__SOURCE DATA__:
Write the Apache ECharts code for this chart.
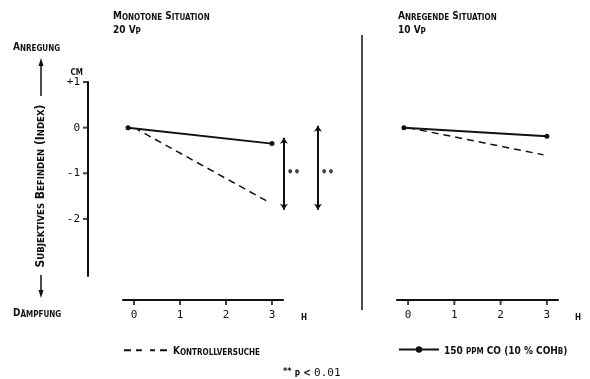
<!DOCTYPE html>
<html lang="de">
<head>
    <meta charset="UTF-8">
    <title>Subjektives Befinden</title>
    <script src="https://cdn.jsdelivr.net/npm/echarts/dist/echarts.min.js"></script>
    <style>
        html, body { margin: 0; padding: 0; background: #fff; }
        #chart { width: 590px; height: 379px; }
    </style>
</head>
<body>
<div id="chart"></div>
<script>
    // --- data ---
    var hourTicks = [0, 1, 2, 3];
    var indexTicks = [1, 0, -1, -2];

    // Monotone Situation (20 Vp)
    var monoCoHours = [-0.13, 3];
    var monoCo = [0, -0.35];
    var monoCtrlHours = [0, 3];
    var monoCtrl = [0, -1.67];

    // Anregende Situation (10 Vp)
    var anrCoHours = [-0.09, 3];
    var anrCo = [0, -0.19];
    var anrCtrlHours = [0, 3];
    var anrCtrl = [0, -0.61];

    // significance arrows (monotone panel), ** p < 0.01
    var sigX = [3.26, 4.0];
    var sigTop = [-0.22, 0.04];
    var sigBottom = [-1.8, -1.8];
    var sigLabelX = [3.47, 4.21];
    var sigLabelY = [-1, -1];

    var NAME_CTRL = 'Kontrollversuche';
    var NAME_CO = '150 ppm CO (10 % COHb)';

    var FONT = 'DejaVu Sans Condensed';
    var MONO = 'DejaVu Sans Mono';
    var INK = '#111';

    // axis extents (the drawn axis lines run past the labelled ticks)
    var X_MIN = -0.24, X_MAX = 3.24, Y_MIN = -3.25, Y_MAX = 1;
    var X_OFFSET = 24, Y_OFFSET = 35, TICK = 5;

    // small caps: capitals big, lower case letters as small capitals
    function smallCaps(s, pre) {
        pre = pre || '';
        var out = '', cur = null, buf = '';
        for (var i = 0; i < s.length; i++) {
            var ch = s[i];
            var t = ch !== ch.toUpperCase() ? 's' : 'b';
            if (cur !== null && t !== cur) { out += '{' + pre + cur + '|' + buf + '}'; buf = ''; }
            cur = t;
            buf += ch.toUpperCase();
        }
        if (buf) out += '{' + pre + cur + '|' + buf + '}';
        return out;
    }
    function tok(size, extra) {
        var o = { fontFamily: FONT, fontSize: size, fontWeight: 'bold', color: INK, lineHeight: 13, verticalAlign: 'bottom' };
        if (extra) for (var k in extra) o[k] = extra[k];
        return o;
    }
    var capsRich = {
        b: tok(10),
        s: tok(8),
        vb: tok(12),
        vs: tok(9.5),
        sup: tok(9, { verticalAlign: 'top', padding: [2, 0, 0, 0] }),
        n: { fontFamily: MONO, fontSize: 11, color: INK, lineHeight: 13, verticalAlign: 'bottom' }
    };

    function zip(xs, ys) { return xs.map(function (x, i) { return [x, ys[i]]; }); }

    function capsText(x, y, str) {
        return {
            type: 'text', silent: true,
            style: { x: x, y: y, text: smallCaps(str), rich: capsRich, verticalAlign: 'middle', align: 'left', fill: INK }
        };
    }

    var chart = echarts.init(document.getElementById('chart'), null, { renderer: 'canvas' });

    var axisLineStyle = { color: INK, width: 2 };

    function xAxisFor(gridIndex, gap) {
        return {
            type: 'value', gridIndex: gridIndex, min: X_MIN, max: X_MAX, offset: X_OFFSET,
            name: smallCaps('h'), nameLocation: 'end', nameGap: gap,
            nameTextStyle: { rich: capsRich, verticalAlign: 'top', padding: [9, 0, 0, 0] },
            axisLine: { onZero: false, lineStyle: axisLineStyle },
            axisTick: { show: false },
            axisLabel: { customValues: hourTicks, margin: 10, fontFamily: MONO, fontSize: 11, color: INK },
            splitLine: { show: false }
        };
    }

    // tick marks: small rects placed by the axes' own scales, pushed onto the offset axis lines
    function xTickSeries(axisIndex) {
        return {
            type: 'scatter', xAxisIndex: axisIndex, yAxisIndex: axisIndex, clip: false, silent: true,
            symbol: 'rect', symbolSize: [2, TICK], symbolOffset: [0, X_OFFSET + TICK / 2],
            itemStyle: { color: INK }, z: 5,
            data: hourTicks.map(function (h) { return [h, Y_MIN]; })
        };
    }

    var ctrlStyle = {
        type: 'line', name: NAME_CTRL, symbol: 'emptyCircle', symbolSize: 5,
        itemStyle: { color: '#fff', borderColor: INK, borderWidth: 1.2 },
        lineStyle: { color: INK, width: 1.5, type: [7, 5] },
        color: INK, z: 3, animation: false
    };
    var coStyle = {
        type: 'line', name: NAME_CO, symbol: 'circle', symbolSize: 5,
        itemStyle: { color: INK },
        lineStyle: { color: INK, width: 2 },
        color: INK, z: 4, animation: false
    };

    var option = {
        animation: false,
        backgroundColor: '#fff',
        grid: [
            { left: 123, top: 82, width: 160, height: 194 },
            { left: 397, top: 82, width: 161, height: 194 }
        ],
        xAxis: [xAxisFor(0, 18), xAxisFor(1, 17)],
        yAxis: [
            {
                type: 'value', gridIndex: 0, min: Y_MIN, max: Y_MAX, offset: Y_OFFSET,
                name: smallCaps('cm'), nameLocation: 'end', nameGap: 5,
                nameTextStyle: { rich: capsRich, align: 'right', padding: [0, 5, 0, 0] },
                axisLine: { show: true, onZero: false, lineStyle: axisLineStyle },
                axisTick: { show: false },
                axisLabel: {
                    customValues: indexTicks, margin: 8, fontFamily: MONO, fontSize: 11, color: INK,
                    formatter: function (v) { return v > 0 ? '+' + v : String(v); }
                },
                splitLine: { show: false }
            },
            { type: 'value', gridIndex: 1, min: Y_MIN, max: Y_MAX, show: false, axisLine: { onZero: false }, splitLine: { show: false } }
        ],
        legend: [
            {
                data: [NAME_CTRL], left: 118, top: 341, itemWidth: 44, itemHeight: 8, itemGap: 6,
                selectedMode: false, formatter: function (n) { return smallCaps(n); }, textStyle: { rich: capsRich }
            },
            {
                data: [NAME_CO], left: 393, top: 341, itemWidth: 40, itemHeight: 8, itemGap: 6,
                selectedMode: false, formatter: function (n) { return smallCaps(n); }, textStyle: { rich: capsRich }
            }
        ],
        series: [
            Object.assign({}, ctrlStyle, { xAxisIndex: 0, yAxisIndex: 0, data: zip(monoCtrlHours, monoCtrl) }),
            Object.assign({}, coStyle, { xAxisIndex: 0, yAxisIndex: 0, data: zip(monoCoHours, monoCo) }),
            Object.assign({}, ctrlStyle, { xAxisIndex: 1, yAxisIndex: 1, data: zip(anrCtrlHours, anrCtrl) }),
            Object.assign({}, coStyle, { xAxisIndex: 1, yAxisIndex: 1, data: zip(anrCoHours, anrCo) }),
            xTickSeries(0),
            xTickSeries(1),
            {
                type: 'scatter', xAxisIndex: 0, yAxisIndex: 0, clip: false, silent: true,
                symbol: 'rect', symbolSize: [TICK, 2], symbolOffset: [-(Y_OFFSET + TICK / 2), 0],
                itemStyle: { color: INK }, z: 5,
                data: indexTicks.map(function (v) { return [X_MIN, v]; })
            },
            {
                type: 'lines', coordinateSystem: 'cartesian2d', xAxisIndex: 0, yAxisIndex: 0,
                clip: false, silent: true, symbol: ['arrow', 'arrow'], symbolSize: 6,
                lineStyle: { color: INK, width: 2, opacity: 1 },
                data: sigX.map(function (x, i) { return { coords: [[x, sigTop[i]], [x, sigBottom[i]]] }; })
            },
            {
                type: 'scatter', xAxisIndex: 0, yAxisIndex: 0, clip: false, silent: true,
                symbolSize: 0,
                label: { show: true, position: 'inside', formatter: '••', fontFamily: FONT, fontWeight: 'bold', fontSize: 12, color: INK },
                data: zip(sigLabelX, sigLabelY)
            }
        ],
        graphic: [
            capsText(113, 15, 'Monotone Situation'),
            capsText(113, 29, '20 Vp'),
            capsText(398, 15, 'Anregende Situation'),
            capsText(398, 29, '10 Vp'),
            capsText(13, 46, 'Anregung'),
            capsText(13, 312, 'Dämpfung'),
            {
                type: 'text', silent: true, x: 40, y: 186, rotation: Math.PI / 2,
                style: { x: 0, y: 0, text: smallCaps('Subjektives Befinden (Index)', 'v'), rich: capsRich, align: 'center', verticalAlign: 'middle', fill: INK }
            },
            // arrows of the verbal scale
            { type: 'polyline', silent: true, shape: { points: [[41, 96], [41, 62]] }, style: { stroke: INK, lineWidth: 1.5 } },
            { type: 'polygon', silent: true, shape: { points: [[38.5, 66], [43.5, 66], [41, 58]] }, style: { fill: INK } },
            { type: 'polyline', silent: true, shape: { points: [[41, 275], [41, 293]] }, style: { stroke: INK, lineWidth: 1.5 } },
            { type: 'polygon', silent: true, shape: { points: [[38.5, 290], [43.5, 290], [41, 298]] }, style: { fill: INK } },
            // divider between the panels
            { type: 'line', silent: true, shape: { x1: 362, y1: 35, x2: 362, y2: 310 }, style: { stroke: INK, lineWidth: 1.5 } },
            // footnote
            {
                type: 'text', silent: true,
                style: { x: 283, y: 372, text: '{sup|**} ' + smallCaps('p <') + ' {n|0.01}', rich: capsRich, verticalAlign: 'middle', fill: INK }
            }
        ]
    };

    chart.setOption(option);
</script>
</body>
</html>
* * *
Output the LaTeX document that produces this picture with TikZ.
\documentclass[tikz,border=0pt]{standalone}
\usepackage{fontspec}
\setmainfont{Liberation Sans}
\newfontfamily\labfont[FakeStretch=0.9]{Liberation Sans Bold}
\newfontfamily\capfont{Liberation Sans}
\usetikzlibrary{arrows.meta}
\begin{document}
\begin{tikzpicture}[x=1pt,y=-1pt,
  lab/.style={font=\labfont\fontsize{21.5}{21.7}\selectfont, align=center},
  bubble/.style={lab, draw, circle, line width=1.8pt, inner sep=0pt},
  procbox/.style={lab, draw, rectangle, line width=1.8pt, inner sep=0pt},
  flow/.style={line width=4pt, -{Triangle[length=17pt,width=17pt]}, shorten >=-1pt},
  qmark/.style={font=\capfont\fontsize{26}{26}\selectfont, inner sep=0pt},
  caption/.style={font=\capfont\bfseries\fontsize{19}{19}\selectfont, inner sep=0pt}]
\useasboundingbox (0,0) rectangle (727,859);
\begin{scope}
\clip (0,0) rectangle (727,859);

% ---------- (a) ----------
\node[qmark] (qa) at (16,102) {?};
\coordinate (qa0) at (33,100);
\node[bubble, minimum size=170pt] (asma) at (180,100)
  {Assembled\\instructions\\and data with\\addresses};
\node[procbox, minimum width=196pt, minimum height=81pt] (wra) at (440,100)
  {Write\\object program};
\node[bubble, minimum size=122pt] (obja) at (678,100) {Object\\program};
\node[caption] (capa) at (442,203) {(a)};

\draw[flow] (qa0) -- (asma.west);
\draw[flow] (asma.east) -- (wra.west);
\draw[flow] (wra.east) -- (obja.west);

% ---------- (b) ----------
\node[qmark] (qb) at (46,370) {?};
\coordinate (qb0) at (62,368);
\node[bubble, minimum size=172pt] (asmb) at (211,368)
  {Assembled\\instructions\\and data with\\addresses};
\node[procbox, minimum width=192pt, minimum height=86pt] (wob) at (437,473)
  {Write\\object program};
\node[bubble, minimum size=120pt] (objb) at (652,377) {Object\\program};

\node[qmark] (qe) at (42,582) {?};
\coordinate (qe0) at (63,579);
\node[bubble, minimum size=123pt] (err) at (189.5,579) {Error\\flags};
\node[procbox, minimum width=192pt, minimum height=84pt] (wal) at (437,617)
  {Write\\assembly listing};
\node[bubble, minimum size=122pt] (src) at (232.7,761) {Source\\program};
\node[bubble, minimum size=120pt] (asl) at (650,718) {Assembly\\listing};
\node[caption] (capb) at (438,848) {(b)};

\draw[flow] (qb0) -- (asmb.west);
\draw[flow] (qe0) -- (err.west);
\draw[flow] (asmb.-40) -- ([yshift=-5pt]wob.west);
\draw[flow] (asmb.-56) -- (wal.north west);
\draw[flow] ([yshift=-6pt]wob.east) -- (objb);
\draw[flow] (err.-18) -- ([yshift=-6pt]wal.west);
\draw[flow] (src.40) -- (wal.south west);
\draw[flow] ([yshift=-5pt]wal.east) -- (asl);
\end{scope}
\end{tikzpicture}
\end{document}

__WHAT THIS TASK INVOLVES__:
Starting at the line with "Write the Apache ECharts code for this chart." and ending at the line with "var monoCtrl = [0, -1.67];", copy each line exactly, both ends included. Do not copy the pictures.

__WORKED SOLUTION__:
Write the Apache ECharts code for this chart.
<!DOCTYPE html>
<html lang="de">
<head>
    <meta charset="UTF-8">
    <title>Subjektives Befinden</title>
    <script src="https://cdn.jsdelivr.net/npm/echarts/dist/echarts.min.js"></script>
    <style>
        html, body { margin: 0; padding: 0; background: #fff; }
        #chart { width: 590px; height: 379px; }
    </style>
</head>
<body>
<div id="chart"></div>
<script>
    // --- data ---
    var hourTicks = [0, 1, 2, 3];
    var indexTicks = [1, 0, -1, -2];

    // Monotone Situation (20 Vp)
    var monoCoHours = [-0.13, 3];
    var monoCo = [0, -0.35];
    var monoCtrlHours = [0, 3];
    var monoCtrl = [0, -1.67];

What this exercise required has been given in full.